# Question #f307f

Jan 17, 2018

$n = 3 , l = 2 , {m}_{l} = 1 , {m}_{s} = - \frac{1}{2}$

#### Explanation: The first quantum number set given to you is not correct because the spin quantum number, ${m}_{s}$, can only take two possible values.

${m}_{s} = \left\{+ \frac{1}{2} , - \frac{1}{2}\right\}$

So the quantum number set that has

${m}_{s} = + 1$

cannot be used to describe the location and the spin of an electron inside an atom.

The second quantum number set is also incorrect because the angular momentum quantum number, $l$, cannot take the same value as the principal quantum number, $n$.

Similarly, the third quantum number set is incorrect because the angular momentum quantum number cannot take a negative value.

More specifically, the angular momentum quantum number can take

$l = \left\{0 , 1 , \ldots , n - 1\right\}$

So the quantum number set that has

$n = 1 , l = 1$

is not valid because the value of the angular momentum quantum number is not possible given the value of the principal quantum number.

The set that has

$l = - 3$

is not valid because of the negative value assigned to the angular momentum quantum number.
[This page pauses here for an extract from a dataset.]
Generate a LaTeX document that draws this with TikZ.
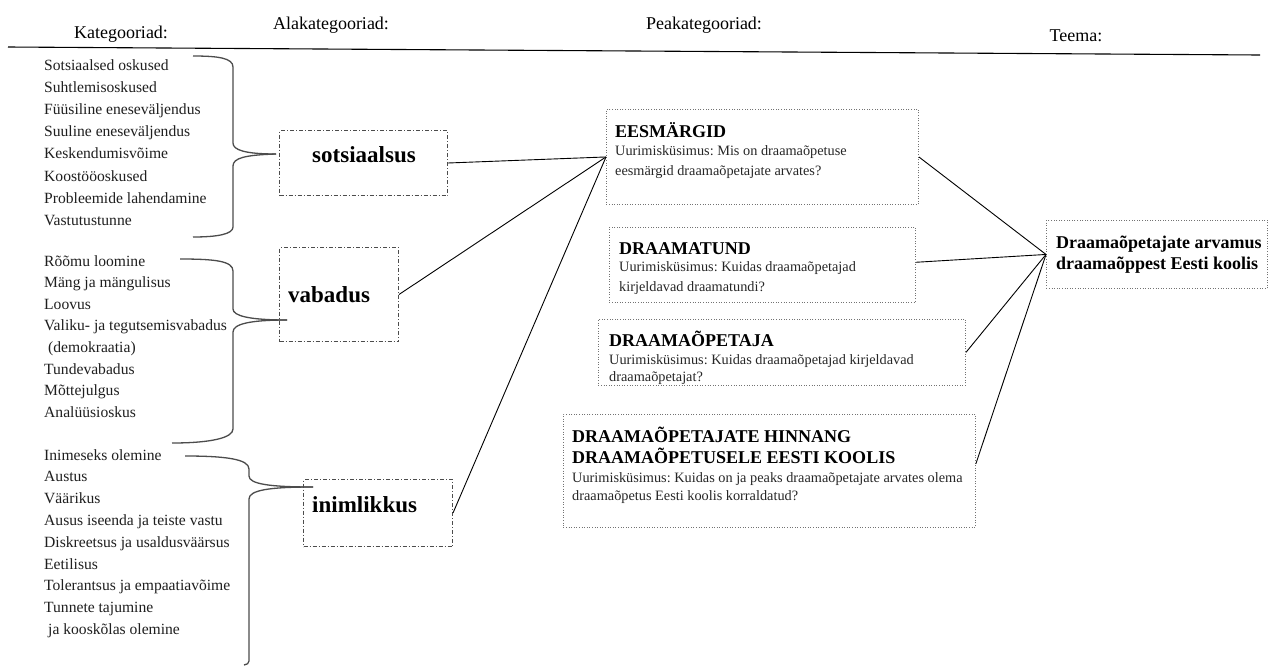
\documentclass[tikz,border=0pt]{standalone}
\usepackage{fontspec}
\setmainfont{Liberation Serif}
\frenchspacing
\begin{document}
\begin{tikzpicture}[x=1pt,y=-1pt,
  hdr/.style={font=\fontsize{18}{22}\selectfont, inner sep=0pt, anchor=base},
  lst/.style={font=\fontsize{15.6}{20}\selectfont, inner sep=0pt, anchor=base west, text=black!88},
  midbox/.style={draw=black!70, line width=1pt, dash pattern=on 4pt off 2pt on 1pt off 2pt, inner sep=0pt, anchor=north west},
  midtxt/.style={font=\bfseries\fontsize{23}{26}\selectfont, inner sep=0pt},
  peakbox/.style={draw=black!55, line width=0.9pt, dash pattern=on 1pt off 1.6pt, inner sep=0pt, anchor=north west},
  ptitle/.style={font=\bfseries\fontsize{18}{20}\selectfont, inner sep=0pt, anchor=base west},
  pbody/.style={font=\fontsize{14.3}{18}\selectfont, inner sep=0pt, anchor=base west, text=black!85},
  bracestroke/.style={draw=black!70, line width=1.3pt},
  conn/.style={draw=black, line width=0.9pt}]
\useasboundingbox (0,0) rectangle (1270,665);
\fill[white] (0,0) rectangle (1270,665);

% header
\node[hdr] (h1) at (121,38) {Kategooriad:};
\node[hdr] (h2) at (331,29) {Alakategooriad:};
\node[hdr] (h3) at (704,29) {Peakategooriad:};
\node[hdr] (h4) at (1076,41) {Teema:};
\coordinate (hl) at (8,47);
\coordinate (hr) at (1260,55);
\draw[line width=1.1pt] (hl) -- (hr);

% lists
\foreach \t [count=\i from 0] in {Sotsiaalsed oskused, Suhtlemisoskused, Füüsiline eneseväljendus, Suuline eneseväljendus, Keskendumisvõime, Koostööoskused, Probleemide lahendamine, Vastutustunne}
  \node[lst] (ka\i) at (44,{70+\i*22.2}) {\t};
\foreach \t [count=\i from 0] in {Rõõmu loomine, Mäng ja mängulisus, Loovus, Valiku- ja tegutsemisvabadus, {\hspace{4pt}(demokraatia)}, Tundevabadus, Mõttejulgus, Analüüsioskus}
  \node[lst] (kb\i) at (44,{266+\i*21.6}) {\t};
\foreach \t [count=\i from 0] in {Inimeseks olemine, Austus, Väärikus, Ausus iseenda ja teiste vastu, Diskreetsus ja usaldusväärsus, Eetilisus, Tolerantsus ja empaatiavõime, Tunnete tajumine, {\hspace{4pt}ja kooskõlas olemine}}
  \node[lst] (kc\i) at (44,{460+\i*21.8}) {\t};

% braces
\draw[bracestroke] (193,56) .. controls (218,56) and (233,58) .. (233,67) -- (233,143)
  .. controls (233,150) and (245,154) .. (276,154);
\draw[bracestroke] (276,154) .. controls (245,155) and (233,158) .. (233,166) -- (233,227)
  .. controls (233,234) and (218,237) .. (193,237);
\draw[bracestroke] (180,259) .. controls (215,259) and (233,261) .. (233,271) -- (233,309)
  .. controls (233,316) and (250,320) .. (287,320);
\draw[bracestroke] (287,320) .. controls (250,320) and (233,324) .. (233,332) -- (233,429)
  .. controls (233,438) and (210,443) .. (172,443);
\draw[bracestroke] (185,456) .. controls (225,456) and (249,459) .. (249,469) -- (249,476)
  .. controls (249,484) and (270,487) .. (313,487);
\draw[bracestroke] (313,487) .. controls (270,487) and (249,490) .. (249,499) -- (249,661)
  .. controls (249,663) and (247,665) .. (244,665);

% middle boxes
\node[midbox, minimum width=168pt, minimum height=65pt] (sots) at (279,130) {};
\node[midtxt, anchor=base] (sotst) at (364,162) {sotsiaalsus};
\node[midbox, minimum width=119pt, minimum height=94pt] (vab) at (279,247) {};
\node[midtxt, anchor=base west] (vabt) at (288,302) {vabadus};
\node[midbox, minimum width=149pt, minimum height=67pt] (inim) at (303,479) {};
\node[midtxt, anchor=base west] (inimt) at (312,512) {inimlikkus};

% peak boxes
\node[peakbox, minimum width=312pt, minimum height=95pt] (ees) at (606,109) {};
\node[ptitle] (eest) at (615,137) {EESMÄRGID};
\node[pbody] (eesb1) at (615,155.5) {Uurimisküsimus: Mis on draamaõpetuse};
\node[pbody] (eesb2) at (615,175.5) {eesmärgid draamaõpetajate arvates?};

\node[peakbox, minimum width=306pt, minimum height=75pt] (tund) at (609,227) {};
\node[ptitle] (tundt) at (619,254) {DRAAMATUND};
\node[pbody] (tundb1) at (619,271.5) {Uurimisküsimus: Kuidas draamaõpetajad};
\node[pbody] (tundb2) at (619,291.5) {kirjeldavad draamatundi?};

\node[peakbox, minimum width=367pt, minimum height=66pt] (opet) at (598,319) {};
\node[ptitle] (opett) at (609,346) {DRAAMAÕPETAJA};
\node[pbody] (opetb1) at (609,364) {Uurimisküsimus: Kuidas draamaõpetajad kirjeldavad};
\node[pbody] (opetb2) at (609,381) {draamaõpetajat?};

\node[peakbox, minimum width=412pt, minimum height=113pt] (hinn) at (563,414) {};
\node[ptitle] (hinnt1) at (572,442) {DRAAMAÕPETAJATE HINNANG};
\node[ptitle] (hinnt2) at (572,463) {DRAAMAÕPETUSELE EESTI KOOLIS};
\node[pbody] (hinnb1) at (572,482.5) {Uurimisküsimus: Kuidas on ja peaks draamaõpetajate arvates olema};
\node[pbody] (hinnb2) at (572,500.5) {draamaõpetus Eesti koolis korraldatud?};

% theme box
\node[peakbox, minimum width=221pt, minimum height=68pt] (teema) at (1046,220) {};
\node[ptitle] (teemat1) at (1056,248) {Draamaõpetajate arvamus};
\node[ptitle] (teemat2) at (1056,269) {draamaõppest Eesti koolis};

% connectors
\draw[conn] (sots.east) -- (ees.west);
\draw[conn] (vab.east) -- (ees.west);
\draw[conn] (inim.east) -- (ees.west);
\draw[conn] (ees.east) -- (teema.west);
\draw[conn] (tund.1.5) -- (teema.west);
\draw[conn] (opet.east) -- (teema.west);
\draw[conn] (hinn.2) -- (teema.west);
\end{tikzpicture}
\end{document}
The fourth quantum number set is correct because all the four quantum numbers take accepted values.

$n = 3 , l = 2 , {m}_{l} = 1 , {m}_{s} = - \frac{1}{2}$

This set describes an electron located in the third energy shell, in the $3 d$ subshell, let's say in the $3 {d}_{x y}$ orbital, that has spin-down.

The value of the magnetic quantum number, ${m}_{l}$, is valid here because this quantum number can take the possible values

${m}_{l} = \left\{- l , - \left(l - 1\right) , \ldots , - 1 , 0 , 1 , \ldots , \left(l - 1\right) , l\right\}$

So for

$l = 2$

you can have

${m}_{l} = 1$

as a valid value for the magnetic quantum number.